Thanks for the little white pill, mister Stanley Mouse, the man who illustrated a culture.

#  #  #

Find more of my stuff at www.charlesdegelman.org and @CDegelman


All graphics © Stanley Mouse

 

Profile photo of Charles Degelman Charles Degelman
Writer, editor, and educator based in Los Angeles. He's also played a lot of music. Degelman teaches writing at California State University, Los Angeles. 

Degelman lives in the hills of Hollywood with his companion on the road of life, four cats, assorted dogs, and a coterie of communard brothers and sisters.

Visit Author's Website



Characterizations: right on!, well written

Comments

  1. Suzy says:

    Great story, Charles. I so wish I had been there in those magical times. SF. The Avalon Ballroom. The Mime Troupe. Incredible! How did you figure out that the little man was Stanley Mouse?

  2. Betsy Pfau says:

    Go ask Alice when she’s 10 feet tall. Or something like that. Thanks for taking us on another one of your great adventures, Charles.

  3. John Zussman says:

    Blew me away. Thanks, Charles.

  4. I’m just starting to read some of the stories that were written before I discovered this site. I hitchhiked up to the Haight many times back in the day…still have a Stanley Mouse Joint Show poster in pretty good condition. It’s probably worth something by now but I can’t part with it yet. You’re a wonderfully evocative writer, Charles, and in this story you’ve captured scenes I lived the equivalent of down here in L.A. where it was the Shrine Exposition Hall…Jimi Hendrix, Mothers of Invention, The Doors, Pink Floyd, Grateful Dead, Big Brother, Cream. Amazing light shows.

    • Thanks for your interest, Barbara. Yes, I think things ran pretty much in parallel in many of the urban scenes from that day. I’ve also written a fair amount of stuff set in the Back to the Land movements, collectives, communes of the time and am now revisiting my years in the political theater scene in SF in the late 60s and thru the 70s. Just feel that it’s important to revisit those people, places, events, the whole gestalt of the beast. I hope I do it justice! It was a pivotal time, often diminished and denied by the system’s need to level things out. Of course, these days, there is no leveling, no playing field, only a battle field. This, too, shall pass, but it’s agonizing to watch it collapse.

      • You definitely do justice to the gestalt of it all, Charles…you bring serious and thoughtful insight with evocative language and imagery. I am more of an emotional casualty…it was pretty much all sex, drugs, and rock and roll for me…too much of it, with much too little thought. In retrospect, I might not change a thing, but I do appreciate reading other people’s more coherent time capsules. And BTW, your description of that ecstasy trip was pure perfection.

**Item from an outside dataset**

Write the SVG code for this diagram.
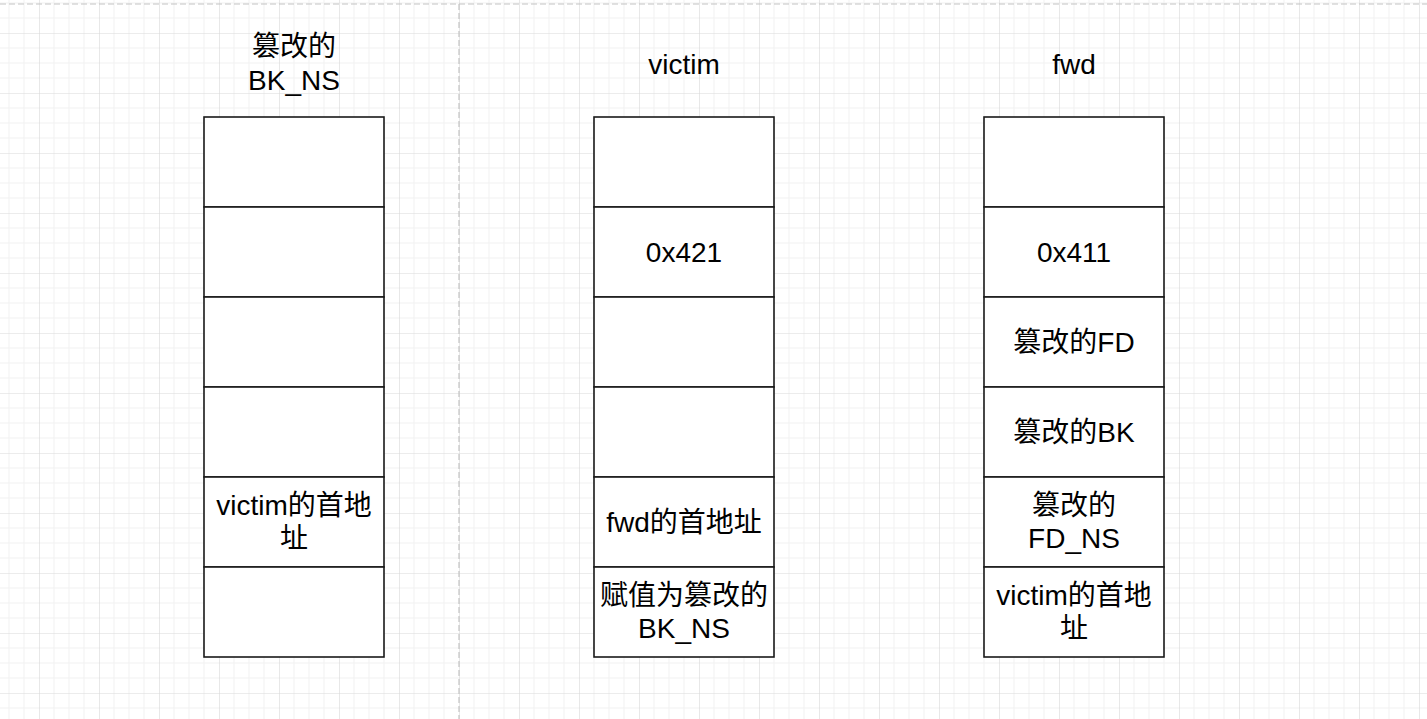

  5. This was a trip! I ended up looking up Stanley Mouse on wikipedia. About as cool as me being in line behind Allan Ginzberg for the free vegetarian food at Yale during the May Day 1970 marches in solidarity with Bobby Seale and Erika Huggins. (But happily, Allan did not hand me a white pill or anything.)

    • Delighted to have tripped you out, Dale. I usually consider linear descriptions of highs to be failures before they begin, but I tried it anyway. Shakespeare had the definitive words for tripping in Midsummer Night’s Dream when Bottom wakes up and says:
      I have had a most rare vision. I have had a dream—past the wit of man to say what dream it was. Man is but an ass if he go about to expound this dream. Methought I was—there is no man can tell what. Methought I was, and methought I had—but man is but a patched fool if he will offer to say what methought I had. The eye of man hath not heard, the ear of man hath not seen, man’s hand is not able to taste, his tongue to conceive, nor his heart to report what my dream was.

  6. Thanx for taking us tripping with you once again Chas.
    You may be an old guy now but you heard all the great bands and surely listened in the most receptive of states!

  7. Laurie Levy says:

    I can’t believe you so naively took that pill, bit those were different times. More trusting and less paranoid.